Le débat sur l’énergie nucléaire devient une question de foi
L'essentiel en bref:
- Les esprits s’échauffent à nouveau sur l’énergie nucléaire – mais il serait judicieux d’aborder cette question plus objectivement.
- Plus de 150 centrales nucléaires sont en construction ou en projet dans le monde, et de nombreux pays les voient comme faisant partie de leur futur approvisionnement énergétique.
- Lever l’interdiction du nucléaire serait un signal fort, montrant qu’il reste une option climatiquement neutre sur la voie menant à l’objectif zéro émission nette.
Le débat sur le nucléaire se mue de plus en plus en question de foi. Le simple fait d’en parler provoque des remous dans le monde politique. La population est elle aussi divisée: selon les chiffres les plus récents, une courte majorité de 53% est favorable au nucléaire. Il est d’autant plus important de regarder les faits objectivement.
Dans ce contexte, les thèses de la Fondation suisse de l’énergie (SES), hostile aux centrales nucléaires, sur la levée de l’interdiction du nucléaire suscite des questions. On peut penser ce qu’on veut du nucléaire. Mais il faut rester factuel.

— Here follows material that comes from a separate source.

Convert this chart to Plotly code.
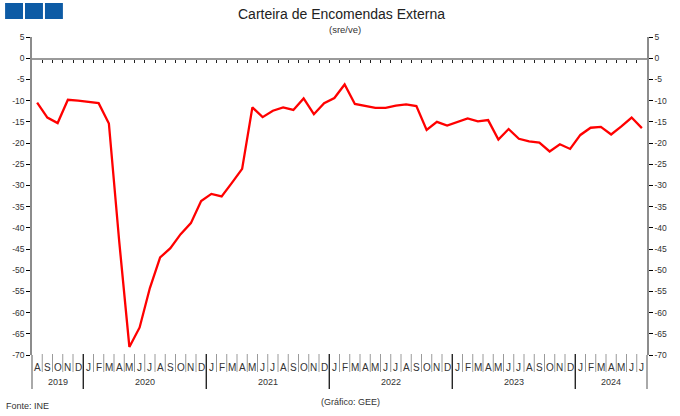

Premièrement, la Fondation SES affirme que d’éventuelles nouvelles centrales nucléaires ne fourniraient de l’énergie que dans un «avenir lointain» et ne constituent donc pas une option valable. Or les énergies renouvelables efficaces en hiver se caractérisent également par des procédures et des délais de construction longs. En Suisse, réaliser un nouveau parc éolien ou rehausser le barrage du Grimsel prend bien 20 ans, soit exactement le délai nécessaire pour de nouvelles centrales nucléaires selon la fondation SES. Il est intéressant de noter que le bien-fondé de projets renouvelables n’est jamais remis en question malgré leur durée.
En fait, ce serait le moment idéal pour mener une discussion ouverte sur le nucléaire. Même si on prolonge leur durée de vie au maximum, les centrales nucléaires existantes seront débranchées dans 20 à 30 ans au plus tard. Un pilier de notre sécurité d’approvisionnement en hiver disparaîtra avec elles. Si on devait arriver à la conclusion qu’il faut remplacer les centrales nucléaires, les nouvelles n’arriveraient pas trop tard, mais juste à temps.
Deuxièmement, la fondation SES évoque des expériences négatives à l’étranger. Sa vision est au mieux unilatérale. Le fait est que plus de 150 centrales nucléaires sont en construction ou en cours de planification à l’échelle mondiale. Des pays développés, à l’est comme à l’ouest, les voient comme faisant partie de leur futur approvisionnement énergétique. Rien qu’en Chine, 29 nouveaux réacteurs sont en construction, en plus d’innombrables projets renouvelables. Des banques américaines se sont récemment engagées à financer la multiplication par trois de la capacité nucléaire. L’UE a déclaré que le nucléaire était «essentiel pour atteindre l’objectif zéro émission nette» et le Groupe d’experts intergouvernemental sur l’évolution du climat (GIEC) le considère également comme nécessaire pour atteindre des objectifs climatiques ambitieux. Si l’on peut tirer des conclusions de l’évolution internationale, c’est que la Suisse fait fausse route avec son interdiction.
Enfin, l’affirmation selon laquelle le nucléaire sape les énergies renouvelables est définitivement fausse. L’an dernier, nous avons tout de même manqué nos objectifs de développement du renouvelable, de 70%. Dans une situation aussi difficile, on ne peut pas se permettre d’exclure des options. Les énergies renouvelables sont suffisamment compétitives pour que nous n’ayons pas à les protéger en interdisant d’autres sources d’énergie. Imaginer que cela ira mieux si on exclut toutes les alternatives et qu’on met le pistolet de la politique énergétique sur la tempe de notre pays est cynique.
Lever l’interdiction du nucléaire enverrait surtout un signal, au secteur de l’électricité, au monde politique, à la recherche-développement et aux investisseurs: n’oubliez pas cette option dans vos plans pour atteindre l’objectif zéro émission nette. La question de savoir si la Suisse doit effectivement miser sur le nucléaire reste ouverte. Mais il nous paraît évident qu’il ne devrait pas être interdit catégoriquement. Car une Suisse ouverte est ouverte à toutes les technologies climatiquement neutres.